# Collaborative Filtering

Given vectors of item ratings by two people, how similar are the two people?

$$ W_{ij} = \frac {\sum_{k}(R_{ik} - \overline{R_i}) (R_{jk} - \overline{R_j}) } {\sqrt{\sum_{k}(R_{ik} - \overline{R_i})^2} \sqrt{\sum_{k}(R_{jk} - \overline{R_j})^2}} $$


$ R_{ik}$ is the rating user i gave to item k


$ \overline{R_i} $ is the average of all the ratings of user i

In [14]:
import math

def pearsons(r, i, j, num_items):
    """ Computes pearsons similarity coefficient. Coefficient is a quantity between -1 and 1
        where 1 means identical and -1 completely opposite

        parameters
        r         -- vector of ratings, where r[i][k] represents the rating user i 
                     gave to item k
        i         -- user i
        j         -- user j
        num_items -- number of items
    """

    avg_r_i = sum(r[i])/len(r[i])
    avg_r_j = sum(r[j])/len(r[j])

    i_ratings = [(r[i][k] - avg_r_i) for k in range(num_items)]
    j_ratings = [(r[j][k] - avg_r_j) for k in range(num_items)]

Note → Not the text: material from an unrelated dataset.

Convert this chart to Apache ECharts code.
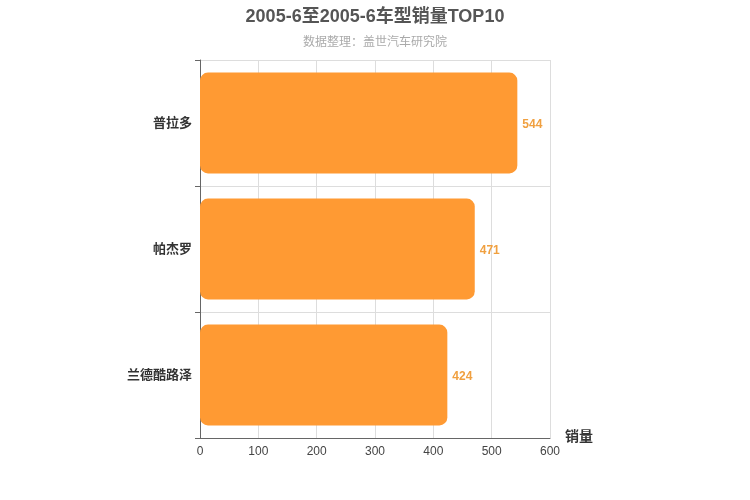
<!DOCTYPE html>
<html>
<head>
<meta charset="utf-8">
<script src="https://cdn.jsdelivr.net/npm/echarts@6/dist/echarts.min.js"></script>
<style>
  html, body { margin: 0; padding: 0; background: #fff; }
  #main { width: 750px; height: 500px; }
</style>
</head>
<body>
<div id="main"></div>
<script>
// 车型 (从下到上)
var models = ['兰德酷路泽', '帕杰罗', '普拉多'];
// 销量
var sales = [424, 471, 544];

var myChart = echarts.init(document.getElementById('main'));
var font = 'Arial, "Noto Sans CJK SC", sans-serif';

var option = {
    textStyle: { fontFamily: font },
    title: {
        text: '2005-6至2005-6车型销量TOP10',
        subtext: '数据整理：盖世汽车研究院',
        left: 'center',
        top: 3,
        itemGap: 11,
        textStyle: { fontSize: 18, fontWeight: 'bold', color: '#555', fontFamily: font },
        subtextStyle: { fontSize: 12, color: '#aaa', fontFamily: font }
    },
    grid: {
        left: 200,
        right: 200,
        top: 60,
        bottom: 62
    },
    xAxis: {
        type: 'value',
        min: 0,
        max: 600,
        interval: 100,
        name: '销量',
        nameLocation: 'end',
        nameGap: 15,
        nameTextStyle: { fontSize: 14, fontWeight: 'bold', color: '#333', verticalAlign: 'top', padding: [-8, 0, 0, 0] },
        axisLine: { show: true, lineStyle: { color: '#666' } },
        axisTick: { show: false },
        axisLabel: { color: '#444', fontSize: 12, margin: 8 },
        splitLine: { show: true, lineStyle: { color: '#ddd' } }
    },
    yAxis: {
        type: 'category',
        data: models,
        axisLine: { show: true, lineStyle: { color: '#666' } },
        axisTick: { show: true, length: 5, lineStyle: { color: '#666' } },
        axisLabel: { color: '#333', fontSize: 13, fontWeight: 'bold', margin: 8 },
        splitLine: { show: true, lineStyle: { color: '#ddd' } }
    },
    series: [
        {
            name: '销量',
            type: 'bar',
            data: sales,
            barCategoryGap: '20%',
            itemStyle: {
                color: '#FF9A33',
                borderRadius: 8
            },
            label: {
                show: true,
                position: 'right',
                color: '#F0A040',
                fontWeight: 'bold',
                fontSize: 12,
                distance: 5,
                offset: [0, 2]
            }
        }
    ]
};

myChart.setOption(option);
window.addEventListener('resize', function () { myChart.resize(); });
</script>
</body>
</html>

    sim = sum(a * b for a,b in zip(i_ratings, j_ratings))

    i_sqrd = (a*a for a in i_ratings)
    j_sqrd = (b*b for b in j_ratings)

    var = math.sqrt(sum(i_sqrd)) * math.sqrt(sum(j_sqrd))

    return sim / var

In [5]:
bob_ratings = [1,2,3]
alice_rattings = [2,5,3]
pearsons([bob_ratings, alice_rattings], 0, 1, 3)

0.3273268353539885

In [6]:
pearsons([bob_ratings, bob_ratings], 0, 1, 3)

0.9999999999999998

In [10]:
anti_alice = [8, 5, 7]
pearsons([alice_rattings, anti_alice], 0, 1, 3)

-0.9999999999999998

In [7]:
anti_bob = [10, 8, 7]
pearsons([bob_ratings, anti_bob], 0, 1, 3)

-0.9819805060619655

### Predicting ratings

Given *item k* ratings from top-N users, similar to *user i*, can we predict how *user i* would rate *item k*?

$$ R_{ik} = \overline{R_i} + \alpha \sum_{X_j\in{N_i}}{W_{ij}(R_{jk} - \overline{R_j})} $$ 
   

$$\alpha = \frac{1}{\sum{{ |W_{ij}| }}}$$